Poor financial performance of power utilities is not only caused by the government’s desire to maintain low tariffs. Their performance is equally affected by high levels of distribution network losses and undercollection of bills. Therefore, increasing power tariffs alone will not be enough. Power tariffs should be set at economic levels but need to allow for a reasonable level of line losses. In addition, the utility’s financial sustainability needs to be pursued through measures to improve efficiency. Regulatory policies can help provide utilities with appropriate incentives to improve efficiency.
Institutional reform of the power sector takes time (i.e., 5 to 10 years).

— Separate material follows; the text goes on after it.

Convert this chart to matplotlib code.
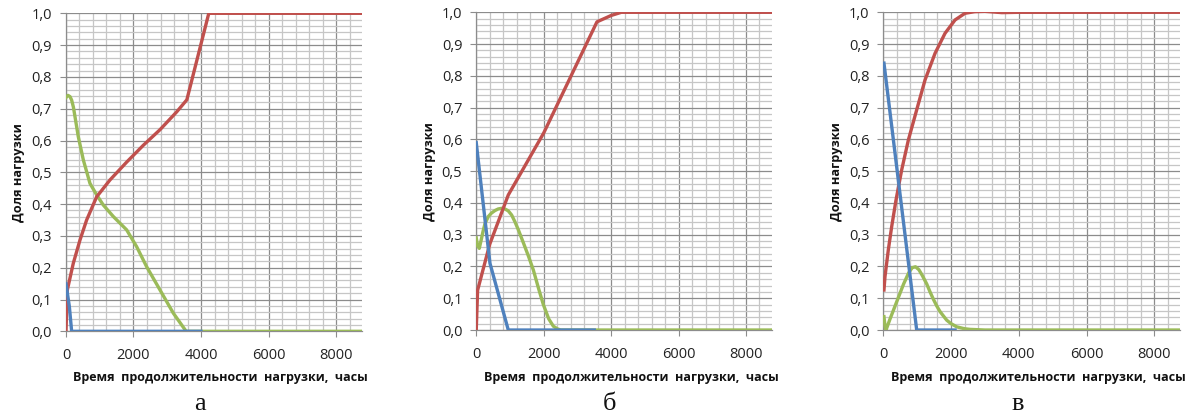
#!/usr/bin/env python3
"""Доля нагрузки vs время продолжительности нагрузки: три варианта (а, б, в)"""
import matplotlib
matplotlib.use("Agg")
import matplotlib.pyplot as plt
from matplotlib.ticker import MultipleLocator, FuncFormatter

plt.rcParams["font.family"] = ["Open Sans", "DejaVu Sans"]

RED = "#C0504D"
GREEN = "#9BBB59"
BLUE = "#4F81BD"

# --- panel а ---
red_a_x = [0, 40, 217, 415, 612, 909, 1304, 1797, 2291, 2785, 3279, 3580, 4230, 8760]
red_a_y = [0.0, 0.13, 0.214, 0.287, 0.35, 0.423, 0.476, 0.532, 0.585, 0.634, 0.69, 0.728, 1.0, 1.0]
green_a_x = [0, 60, 120, 168, 220, 267, 365, 514, 711, 909, 1106, 1402, 1797, 2094,
             2390, 2785, 3180, 3560, 8760]
green_a_y = [0.735, 0.742, 0.738, 0.727, 0.705, 0.675, 0.612, 0.539, 0.465, 0.429,
             0.397, 0.361, 0.319, 0.266, 0.203, 0.13, 0.057, 0.0, 0.0]
blue_a_x = [0, 100, 168, 4000]
blue_a_y = [0.15, 0.078, 0.0, 0.0]

# --- panel б ---
red_b_x = [0, 40, 400, 950, 2000, 3580, 4000, 4300, 8760]
red_b_y = [0.0, 0.125, 0.27, 0.425, 0.62, 0.97, 0.99, 1.0, 1.0]
green_b_x = [0, 40, 90, 150, 200, 260, 357, 450, 555, 650, 750, 850, 950, 1050, 1150,
             1250, 1396, 1550, 1693, 1850, 1990, 2150, 2287, 2400, 2500, 8760]
green_b_y = [0.29, 0.265, 0.257, 0.285, 0.31, 0.335, 0.357, 0.368, 0.376, 0.381, 0.383,
             0.381, 0.375, 0.362, 0.34, 0.315, 0.275, 0.232, 0.189, 0.13, 0.08, 0.035,
             0.012, 0.004, 0.0, 0.0]
blue_b_x = [0, 407, 950, 3500]
blue_b_y = [0.59, 0.21, 0.0, 0.0]

# --- panel в ---
red_c_x = [20, 50, 148, 247, 375, 543, 740, 986, 1232, 1528, 1823, 2119, 2414, 2700,
           3000, 3500, 4000, 8760]
red_c_y = [0.126, 0.168, 0.252, 0.325, 0.409, 0.504, 0.598, 0.693, 0.787, 0.871, 0.934,
           0.976, 0.997, 1.002, 1.003, 0.999, 1.0, 1.0]
green_c_x = [20, 50, 80, 200, 400, 600, 750, 850, 950, 1050, 1150, 1282, 1380, 1478,
             1577, 1675, 1872, 2000, 2168, 2400, 2562, 3000, 8760]
green_c_y = [0.042, 0.012, 0.0, 0.035, 0.09, 0.145, 0.18, 0.196, 0.199, 0.19, 0.172,
             0.145, 0.12, 0.097, 0.076, 0.058, 0.031, 0.02, 0.01, 0.004, 0.002, 0.0, 0.0]
blue_c_x = [20, 986, 2119]
blue_c_y = [0.84, 0.0, 0.0]

PANELS = [
    ("а", [0.0553, 0.2036, 0.2479, 0.7644],
     (red_a_x, red_a_y), (green_a_x, green_a_y), (blue_a_x, blue_a_y)),
    ("б", [0.3992, 0.2067, 0.2476, 0.7637],
     (red_b_x, red_b_y), (green_b_x, green_b_y), (blue_b_x, blue_b_y)),
    ("в", [0.7404, 0.2067, 0.2487, 0.7637],
     (red_c_x, red_c_y), (green_c_x, green_c_y), (blue_c_x, blue_c_y)),
]

fig = plt.figure(figsize=(11.93, 4.16), dpi=100, facecolor="white")

for letter, rect, red, green, blue in PANELS:
    ax = fig.add_axes(rect)
    ax.set_xlim(0, 8760)
    ax.set_ylim(0, 1.0)

    ax.xaxis.set_major_locator(MultipleLocator(2000))
    ax.xaxis.set_minor_locator(MultipleLocator(400))
    ax.yaxis.set_major_locator(MultipleLocator(0.1))
    ax.yaxis.set_minor_locator(MultipleLocator(0.02))
    ax.yaxis.set_major_formatter(FuncFormatter(lambda v, _: f"{v:.1f}".replace(".", ",")))
    ax.xaxis.set_major_formatter(FuncFormatter(lambda v, _: f"{v:.0f}"))

    ax.grid(True, which="major", color="#8c8c8c", linewidth=0.9)
    ax.grid(True, which="minor", color="#c6c6c6", linewidth=0.9)
    ax.set_axisbelow(True)

    for s in ("top", "right"):
        ax.spines[s].set_visible(False)
    for s in ("left", "bottom"):
        ax.spines[s].set_color("#8c8c8c")
        ax.spines[s].set_linewidth(0.9)
    ax.tick_params(which="major", length=4, color="#8c8c8c", labelsize=10.5,
                   labelcolor="#222222", pad=6)
    ax.tick_params(axis="x", which="major", pad=8)
    ax.tick_params(which="minor", length=0)

    ax.plot(*green, color=GREEN, lw=2.4, solid_joinstyle="round", zorder=3)
    ax.plot(*red, color=RED, lw=2.4, solid_joinstyle="round", zorder=4)
    ax.plot(*blue, color=BLUE, lw=2.4, solid_joinstyle="round", zorder=5)

    x0, y0, w, h = rect
    fig.text(x0 - 47 / 1193, y0 + h * 0.5, "Доля нагрузки", rotation=90,
             ha="center", va="center", fontsize=9.2, fontweight="bold", color="#111111")
    fig.text(x0 + w * 0.5 + 7 / 1193, 1 - 378 / 416,
             "Время  продолжительности  нагрузки,  часы",
             ha="center", va="center", fontsize=9.0, fontweight="bold", color="#111111")
    fig.text(x0 + w * 0.5 - 14 / 1193, 1 - 404 / 416, letter,
             ha="center", va="center", fontsize=19, family="Liberation Serif", color="#111111")

fig.savefig("out.png", dpi=100, facecolor="white")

Uganda started its reforms in 1999 and took more than10 years to make progress obvious (in terms of access rates, efficiency measures, fiscal burden, etc.). The reforms led to establishment of a largely independent regulator with a relatively sound regulatory framework, greater private sector participation in electricity generation and distribution through concessions, and tariff policies that are expected to eliminate hidden costs by the end of 2013.
Tariff increases require a careful strategy for communication and implementation. The Ugandan government communicated well the cost of the power subsidy and its incidence to the public. A large portion of the media considered increasing tariffs a pro-poor measure.
Raising access to power is challenging. Targets for rural electrification had to be revised from 2010 to 2012. It is noted that the high cost of getting a new power connection is a major impediment to accessing power.